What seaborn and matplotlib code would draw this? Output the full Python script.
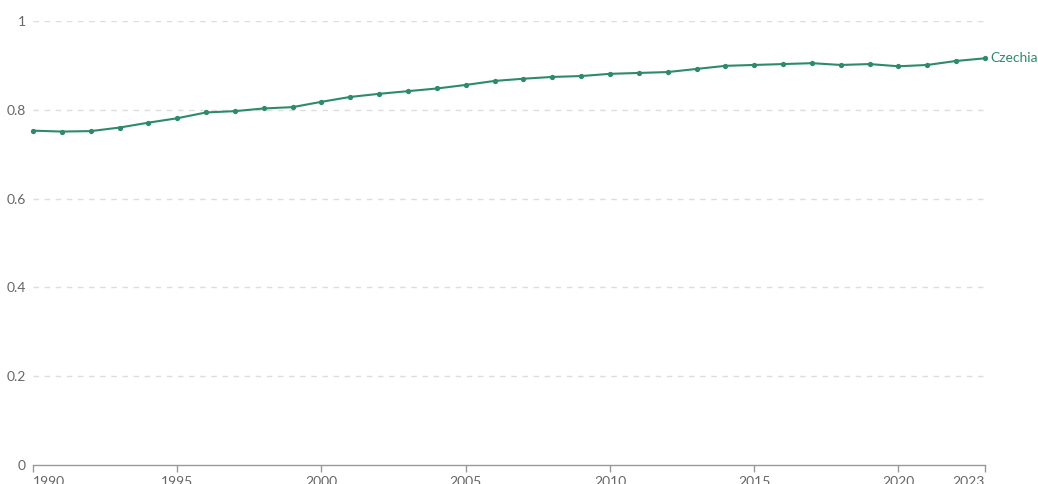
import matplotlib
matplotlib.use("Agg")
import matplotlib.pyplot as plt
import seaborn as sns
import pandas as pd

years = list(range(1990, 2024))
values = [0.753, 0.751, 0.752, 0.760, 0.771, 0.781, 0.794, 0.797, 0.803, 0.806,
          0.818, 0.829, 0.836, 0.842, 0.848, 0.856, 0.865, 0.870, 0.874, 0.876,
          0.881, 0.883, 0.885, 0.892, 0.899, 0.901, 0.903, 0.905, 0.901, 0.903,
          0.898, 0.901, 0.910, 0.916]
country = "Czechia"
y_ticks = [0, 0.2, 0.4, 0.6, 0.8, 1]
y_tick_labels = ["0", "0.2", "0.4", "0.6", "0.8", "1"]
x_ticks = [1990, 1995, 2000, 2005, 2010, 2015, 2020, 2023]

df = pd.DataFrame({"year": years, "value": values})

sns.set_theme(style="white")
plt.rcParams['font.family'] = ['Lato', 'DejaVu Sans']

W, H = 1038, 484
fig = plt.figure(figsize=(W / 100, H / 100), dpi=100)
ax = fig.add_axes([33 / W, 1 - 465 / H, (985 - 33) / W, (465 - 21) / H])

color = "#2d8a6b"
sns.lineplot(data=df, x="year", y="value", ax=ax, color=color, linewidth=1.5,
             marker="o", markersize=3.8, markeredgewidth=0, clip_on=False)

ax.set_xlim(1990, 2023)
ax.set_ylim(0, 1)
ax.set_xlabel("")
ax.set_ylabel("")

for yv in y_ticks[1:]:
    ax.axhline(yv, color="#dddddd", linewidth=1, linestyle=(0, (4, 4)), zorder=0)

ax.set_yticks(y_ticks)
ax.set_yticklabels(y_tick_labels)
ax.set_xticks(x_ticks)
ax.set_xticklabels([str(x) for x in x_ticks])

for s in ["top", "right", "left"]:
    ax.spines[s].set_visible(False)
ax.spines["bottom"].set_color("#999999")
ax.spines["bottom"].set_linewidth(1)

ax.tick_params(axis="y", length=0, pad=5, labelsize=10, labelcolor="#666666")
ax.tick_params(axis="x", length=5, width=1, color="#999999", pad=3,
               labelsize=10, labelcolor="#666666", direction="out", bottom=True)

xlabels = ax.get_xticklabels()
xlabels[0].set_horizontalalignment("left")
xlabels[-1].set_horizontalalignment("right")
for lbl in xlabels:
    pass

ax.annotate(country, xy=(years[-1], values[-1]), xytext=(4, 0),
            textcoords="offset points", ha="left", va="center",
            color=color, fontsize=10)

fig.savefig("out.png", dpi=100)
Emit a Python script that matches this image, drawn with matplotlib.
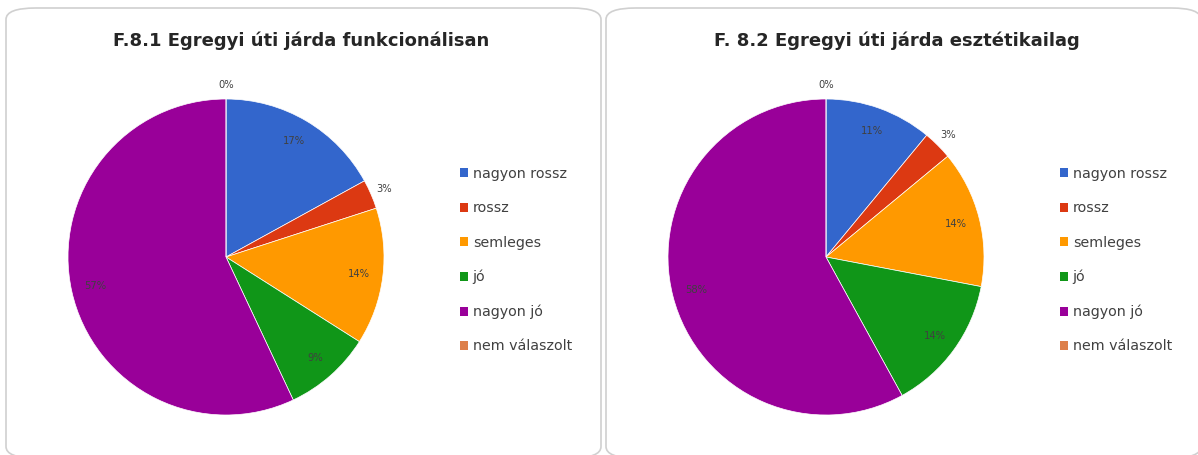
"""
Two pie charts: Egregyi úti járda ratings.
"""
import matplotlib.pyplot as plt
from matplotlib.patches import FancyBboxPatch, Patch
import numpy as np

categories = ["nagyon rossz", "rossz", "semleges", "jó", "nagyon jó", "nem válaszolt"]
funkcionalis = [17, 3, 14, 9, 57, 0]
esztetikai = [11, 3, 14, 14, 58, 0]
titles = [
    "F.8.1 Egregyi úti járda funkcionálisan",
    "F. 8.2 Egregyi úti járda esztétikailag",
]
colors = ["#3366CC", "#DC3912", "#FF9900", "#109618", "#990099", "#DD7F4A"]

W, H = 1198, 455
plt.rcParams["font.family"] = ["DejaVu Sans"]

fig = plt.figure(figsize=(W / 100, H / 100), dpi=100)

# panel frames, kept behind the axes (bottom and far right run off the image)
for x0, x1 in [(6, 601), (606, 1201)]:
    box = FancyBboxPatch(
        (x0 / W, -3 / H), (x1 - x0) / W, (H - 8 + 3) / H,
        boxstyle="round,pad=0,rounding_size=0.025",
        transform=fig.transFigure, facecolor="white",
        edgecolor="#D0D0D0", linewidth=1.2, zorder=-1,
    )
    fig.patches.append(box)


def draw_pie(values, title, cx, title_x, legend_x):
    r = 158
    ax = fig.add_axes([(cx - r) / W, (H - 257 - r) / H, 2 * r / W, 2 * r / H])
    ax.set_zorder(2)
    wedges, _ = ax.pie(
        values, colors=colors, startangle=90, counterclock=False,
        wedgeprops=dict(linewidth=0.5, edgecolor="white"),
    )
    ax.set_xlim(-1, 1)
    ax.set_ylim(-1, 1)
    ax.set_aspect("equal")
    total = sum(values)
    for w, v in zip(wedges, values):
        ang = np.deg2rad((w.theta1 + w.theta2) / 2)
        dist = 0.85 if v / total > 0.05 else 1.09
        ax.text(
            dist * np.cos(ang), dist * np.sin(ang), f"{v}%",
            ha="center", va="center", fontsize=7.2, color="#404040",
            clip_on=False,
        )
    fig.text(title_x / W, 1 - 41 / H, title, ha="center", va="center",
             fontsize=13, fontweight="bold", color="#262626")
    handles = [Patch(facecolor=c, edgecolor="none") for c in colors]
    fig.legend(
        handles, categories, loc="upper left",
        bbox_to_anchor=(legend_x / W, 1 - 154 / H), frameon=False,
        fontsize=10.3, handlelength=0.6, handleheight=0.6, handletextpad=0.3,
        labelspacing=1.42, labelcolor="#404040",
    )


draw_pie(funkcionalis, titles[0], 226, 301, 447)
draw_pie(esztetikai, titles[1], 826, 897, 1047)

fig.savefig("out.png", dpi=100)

=====

**Exercise instructions:** Give an exact reproduction of every line, leaving out any picture.

**Task response:**
What seaborn and matplotlib code would draw this? Output the full Python script.
import matplotlib
matplotlib.use("Agg")
import matplotlib.pyplot as plt
import seaborn as sns
import pandas as pd

years = list(range(1990, 2024))
values = [0.753, 0.751, 0.752, 0.760, 0.771, 0.781, 0.794, 0.797, 0.803, 0.806,
          0.818, 0.829, 0.836, 0.842, 0.848, 0.856, 0.865, 0.870, 0.874, 0.876,
          0.881, 0.883, 0.885, 0.892, 0.899, 0.901, 0.903, 0.905, 0.901, 0.903,
          0.898, 0.901, 0.910, 0.916]
country = "Czechia"
y_ticks = [0, 0.2, 0.4, 0.6, 0.8, 1]
y_tick_labels = ["0", "0.2", "0.4", "0.6", "0.8", "1"]
x_ticks = [1990, 1995, 2000, 2005, 2010, 2015, 2020, 2023]

df = pd.DataFrame({"year": years, "value": values})

sns.set_theme(style="white")
plt.rcParams['font.family'] = ['Lato', 'DejaVu Sans']

W, H = 1038, 484
fig = plt.figure(figsize=(W / 100, H / 100), dpi=100)
ax = fig.add_axes([33 / W, 1 - 465 / H, (985 - 33) / W, (465 - 21) / H])

color = "#2d8a6b"
sns.lineplot(data=df, x="year", y="value", ax=ax, color=color, linewidth=1.5,
             marker="o", markersize=3.8, markeredgewidth=0, clip_on=False)

ax.set_xlim(1990, 2023)
ax.set_ylim(0, 1)
ax.set_xlabel("")
ax.set_ylabel("")

for yv in y_ticks[1:]:
    ax.axhline(yv, color="#dddddd", linewidth=1, linestyle=(0, (4, 4)), zorder=0)

ax.set_yticks(y_ticks)
ax.set_yticklabels(y_tick_labels)
ax.set_xticks(x_ticks)
ax.set_xticklabels([str(x) for x in x_ticks])

for s in ["top", "right", "left"]:
    ax.spines[s].set_visible(False)
ax.spines["bottom"].set_color("#999999")
ax.spines["bottom"].set_linewidth(1)

ax.tick_params(axis="y", length=0, pad=5, labelsize=10, labelcolor="#666666")
ax.tick_params(axis="x", length=5, width=1, color="#999999", pad=3,
               labelsize=10, labelcolor="#666666", direction="out", bottom=True)

xlabels = ax.get_xticklabels()
xlabels[0].set_horizontalalignment("left")
xlabels[-1].set_horizontalalignment("right")
for lbl in xlabels:
    pass

ax.annotate(country, xy=(years[-1], values[-1]), xytext=(4, 0),
            textcoords="offset points", ha="left", va="center",
            color=color, fontsize=10)

fig.savefig("out.png", dpi=100)
Emit a Python script that matches this image, drawn with matplotlib.
"""
Two pie charts: Egregyi úti járda ratings.
"""
import matplotlib.pyplot as plt
from matplotlib.patches import FancyBboxPatch, Patch
import numpy as np

categories = ["nagyon rossz", "rossz", "semleges", "jó", "nagyon jó", "nem válaszolt"]
funkcionalis = [17, 3, 14, 9, 57, 0]
esztetikai = [11, 3, 14, 14, 58, 0]
titles = [
    "F.8.1 Egregyi úti járda funkcionálisan",
    "F. 8.2 Egregyi úti járda esztétikailag",
]
colors = ["#3366CC", "#DC3912", "#FF9900", "#109618", "#990099", "#DD7F4A"]

W, H = 1198, 455
plt.rcParams["font.family"] = ["DejaVu Sans"]

fig = plt.figure(figsize=(W / 100, H / 100), dpi=100)

# panel frames, kept behind the axes (bottom and far right run off the image)
for x0, x1 in [(6, 601), (606, 1201)]:
    box = FancyBboxPatch(
        (x0 / W, -3 / H), (x1 - x0) / W, (H - 8 + 3) / H,
        boxstyle="round,pad=0,rounding_size=0.025",
        transform=fig.transFigure, facecolor="white",
        edgecolor="#D0D0D0", linewidth=1.2, zorder=-1,
    )
    fig.patches.append(box)


def draw_pie(values, title, cx, title_x, legend_x):
    r = 158
    ax = fig.add_axes([(cx - r) / W, (H - 257 - r) / H, 2 * r / W, 2 * r / H])
    ax.set_zorder(2)
    wedges, _ = ax.pie(
        values, colors=colors, startangle=90, counterclock=False,
        wedgeprops=dict(linewidth=0.5, edgecolor="white"),
    )
    ax.set_xlim(-1, 1)
    ax.set_ylim(-1, 1)
    ax.set_aspect("equal")
    total = sum(values)
    for w, v in zip(wedges, values):
        ang = np.deg2rad((w.theta1 + w.theta2) / 2)
        dist = 0.85 if v / total > 0.05 else 1.09
        ax.text(
            dist * np.cos(ang), dist * np.sin(ang), f"{v}%",
            ha="center", va="center", fontsize=7.2, color="#404040",
            clip_on=False,
        )
    fig.text(title_x / W, 1 - 41 / H, title, ha="center", va="center",
             fontsize=13, fontweight="bold", color="#262626")
    handles = [Patch(facecolor=c, edgecolor="none") for c in colors]
    fig.legend(
        handles, categories, loc="upper left",
        bbox_to_anchor=(legend_x / W, 1 - 154 / H), frameon=False,
        fontsize=10.3, handlelength=0.6, handleheight=0.6, handletextpad=0.3,
        labelspacing=1.42, labelcolor="#404040",
    )


draw_pie(funkcionalis, titles[0], 226, 301, 447)
draw_pie(esztetikai, titles[1], 826, 897, 1047)

fig.savefig("out.png", dpi=100)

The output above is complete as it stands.